Opponents argue that imposing a national retail sales tax could drive transactions underground, creating a vast black market. This effect can occur for two primary reasons:

  1. Under a retail sales tax system, the purchase of intermediate goods is not taxed, since those goods are supposed to be used to produce a final, retail good that will be fully taxed. Individuals and businesses may be able to manipulate the tax system by claiming that purchases are for intermediate goods, when in fact they are final purchases that should be taxed. At present, however, some business owners overstate business expenses or claim that expenses that are largely or solely personal are business expenses. No income tax would mean no business expense deduction.
  2. The second arises from the use of a retail sales tax rather than a value added tax (VAT). A VAT imposes a tax at every intermediate step of production, so the goods reach the final consumer with much of the tax already implicit in the price. Thus the retail seller has little incentive to conceal retail sales, since he has already paid much of the good's tax. Retailers are unlikely to subsidize the consumer's tax evasion by concealing sales. In contrast, a retailer has paid no tax on goods under a sales tax system. This provides an incentive for retailers to conceal sales and engage in "tax arbitrage" by sharing some of the illicit tax savings with the final consumer.
It is important to note that a VAT and a retail sales tax have no impact on who bears the tax burden. Rather, a VAT conceals most of that burden by distributing it along the value chain. Both tax structures distribute the tax burden between the consumer and producer depending on a specific product's supply and demand characteristics.

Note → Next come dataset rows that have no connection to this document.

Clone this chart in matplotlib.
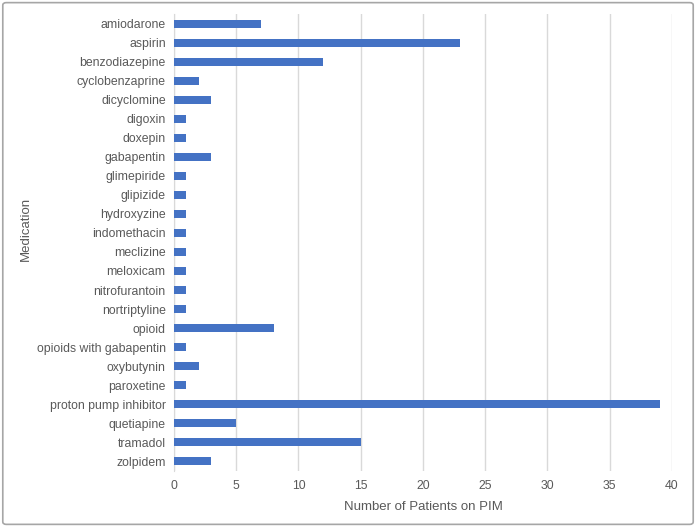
import matplotlib
matplotlib.use('Agg')
import matplotlib.pyplot as plt
from matplotlib.patches import FancyBboxPatch

plt.rcParams['font.family'] = ['Liberation Sans', 'DejaVu Sans']

# Medications and number of patients on each PIM
medications = ['amiodarone', 'aspirin', 'benzodiazepine', 'cyclobenzaprine', 'dicyclomine',
               'digoxin', 'doxepin', 'gabapentin', 'glimepiride', 'glipizide', 'hydroxyzine',
               'indomethacin', 'meclizine', 'meloxicam', 'nitrofurantoin', 'nortriptyline',
               'opioid', 'opioids with gabapentin', 'oxybutynin', 'paroxetine',
               'proton pump inhibitor', 'quetiapine', 'tramadol', 'zolpidem']
patients = [7, 23, 12, 2, 3, 1, 1, 3, 1, 1, 1, 1, 1, 1, 1, 1, 8, 1, 2, 1, 39, 5, 15, 3]
x_ticks = [0, 5, 10, 15, 20, 25, 30, 35, 40]

fig = plt.figure(figsize=(6.96, 5.27), dpi=100)
ax = fig.add_axes([0.25, 0.1072, 0.7155, 0.8653])

# grey frame round the whole chart
frame = FancyBboxPatch((0.004, 0.005), 0.992, 0.99, boxstyle='round,pad=0,rounding_size=0.005',
                       transform=fig.transFigure, facecolor='none', edgecolor='#A6A6A6', linewidth=1.2)
fig.patches.append(frame)

pos = list(range(len(medications)))
ax.barh(pos, patients, height=0.4, color='#4472C4', zorder=3)
ax.set_ylim(len(medications) - 0.5, -0.5)
ax.set_yticks(pos)
ax.set_yticklabels(medications)
ax.set_xlim(0, 40)
ax.set_xticks(x_ticks)

ax.grid(axis='x', color='#D9D9D9', linewidth=1)
for side in ['top', 'right', 'bottom']:
    ax.spines[side].set_visible(False)
ax.spines['left'].set_color('#D9D9D9')
ax.tick_params(length=0, labelsize=8.8, colors='#595959')
ax.tick_params(axis='y', pad=6)
ax.tick_params(axis='x', pad=7)

ax.set_xlabel('Number of Patients on PIM', fontsize=9.5, color='#595959', labelpad=6)
ax.set_ylabel('Medication', fontsize=9.5, color='#595959')
ax.yaxis.set_label_coords(-0.285, 0.53)

fig.savefig('out.png', dpi=100)
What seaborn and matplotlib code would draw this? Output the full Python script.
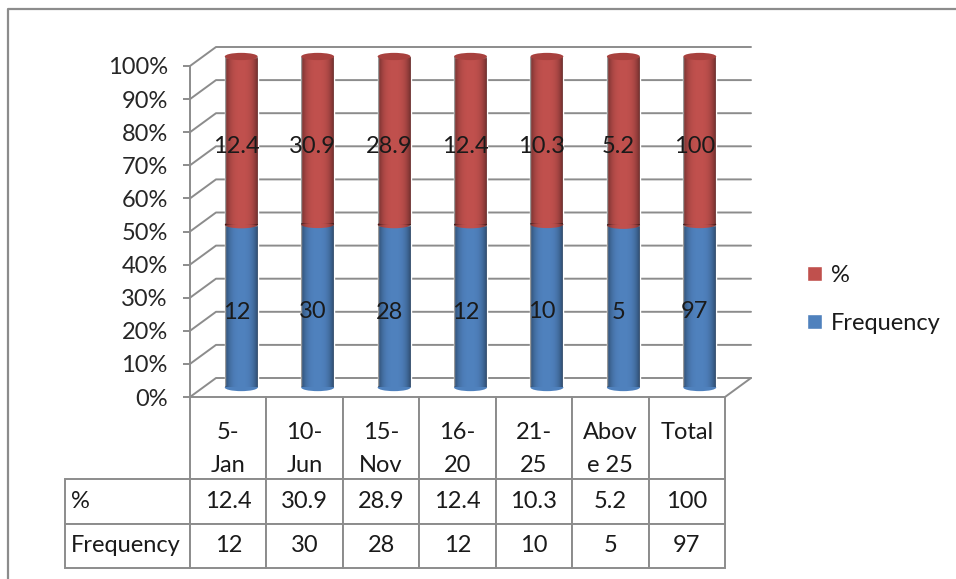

Proponents respond to the black market argument by pointing out that, whereas tax evasion under the current income tax system requires only one person (the payor) to lie on their tax forms, sales tax evasion under NESARA requires collusion of both the payor (the retail purchaser) and the payee (the retail seller).

Illegal immigration

The current system of taxation, in many cases, provides incentives for illegal immigrants and companies that employ them. It is estimated that approximately 5 million illegal immigrants are paid off the books in cash allowing employee and employer to avoid paying federal taxes estimated at $35 billion a year. Under NESARA, illegal immigrants would pay the national sales tax on non-necessity items allowing for partial collection of this lost revenue. Due to the NESARA burden, wage increases would be required for illegal immigrants to retain the same buying power. This would allow Americans to more effectively compete for jobs held by illegal immigrants.

Underground economy

Supporters state that underground or illegal economic activity is largely untaxed under the current tax system. Economists estimate that the underground economy in the United States exceeds $1 trillion annually. By imposing a sales tax, underground economic activity will be taxed when proceeds from such activity are spent on legal consumption. For example, the sale of illegal narcotics will remain untaxed, but drug dealers will face taxation when they use drug proceeds to buy consumer goods. By taxing this previously untaxed money, NESARA supporters state the underground economy will be paying what would otherwise be uncollected income taxes.

Notes

  • By redefining the common definition of currency as representing debt and not wealth, Dr. Barnard set out to design an engineered solution to believed inefficiencies in the fiscal policy, monetary policy, and monetary system of the United States; and NESARA is the solution to his final analysis .
  • NESARA proponents claim that if all provisions of the bill become law, the standard of living for Americans will double within 20 years.